Legg-Calve-Perthes Disease

By Tammy Hunter, DVM; Ernest Ward, DVM

Surgical Conditions, Pet Services

This condition is also known as Legg-Perthes disease, Perthes disease, coxa plana, and aseptic or avascular necrosis of the femoral head.

This condition affects the hip joint which is a ball and socket joint. The ball is at the top of the thigh bone (femur), and the socket (acetabulum) is in the pelvis.

What is Legg-Calve-Perthes disease?

If the femoral head or ball develops necrosis or dies, it can no longer function properly. Necrosis is due to loss of the blood supply to the femoral head.

 

What causes Legg-Calve-Perthes disease?

Legg-Calve-Perthes occurs in young dogs and is a hereditary condition of small breeds, such as Chihuahuas, Bichon Frises, Poodles, Pomeranians, and terriers.
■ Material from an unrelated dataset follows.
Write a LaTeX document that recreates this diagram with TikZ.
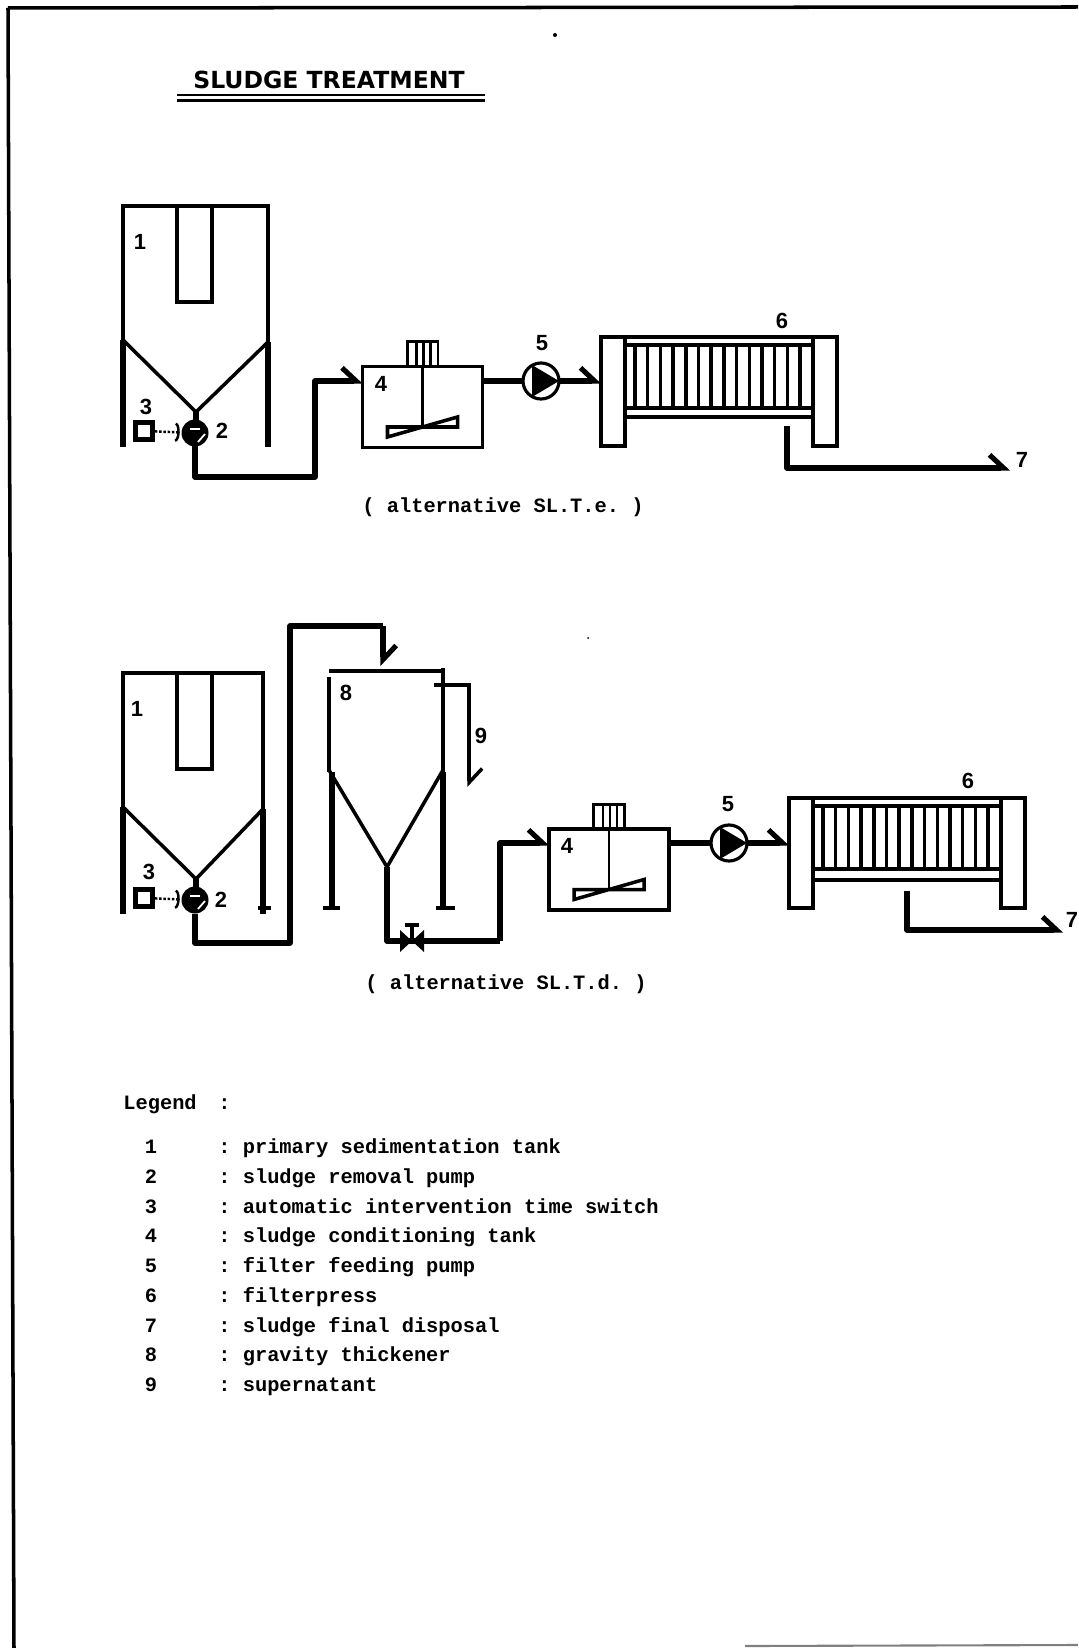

It may also occur in cats. It is also common after trauma or injury to the leg or hip.

How is it diagnosed?

Diagnosis is based on clinical signs and medical history. The most common clinical signs are slowly progressing hind limb lameness, with resulting inability to bear weight on the affected limb or both hind limbs. It may begin in one leg and progress to both legs, especially in young pets. On clinical examination there is usually reduced hip joint movement, lack of muscle mass and apparent limb shortening. Owners often report that their pet has become increasingly irritable because of pain in the joint. Diagnosis is made by performing radiographs (X-rays) of the hip joint. Radiographs will show a misshapen appearance to the femoral head.

What is the treatment?

The treatment of choice is femoral head and neck ostectomy (FHO) or surgical removal of the femoral head and neck (see handout “Femoral Head Ostectomy (FHO) in Dogs”). Because the condition often affects young, small breed dogs, it is often unnecessary to replace the hip joint. Larger dogs with Legg-Calve-Perthes disease may require a total hip replacement (see handout “Total Hip Replacement in Dogs”).

What happens to the joint if part of the hip is removed?
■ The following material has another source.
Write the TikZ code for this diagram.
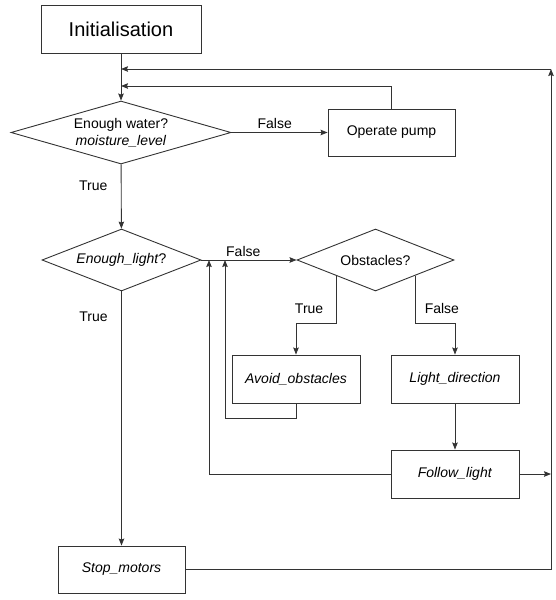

Healing involves the laying down of fibrous tissue and in a very short time a false joint is created. Within months, most dogs are running and playing as if nothing happened.

Can complications occur with the surgery?

Complications are rare following this type of surgery. A small percentage of dogs will always experience some limping or discomfort and may require long-term anti-inflammatory medication. Others may require a second surgery to remove any residual bone spurs that may cause discomfort.

Will I be able to breed my dog?

Since this is often a hereditary condition, breeding any dog diagnosed with Legg-Calve-Perthes disease is not recommended.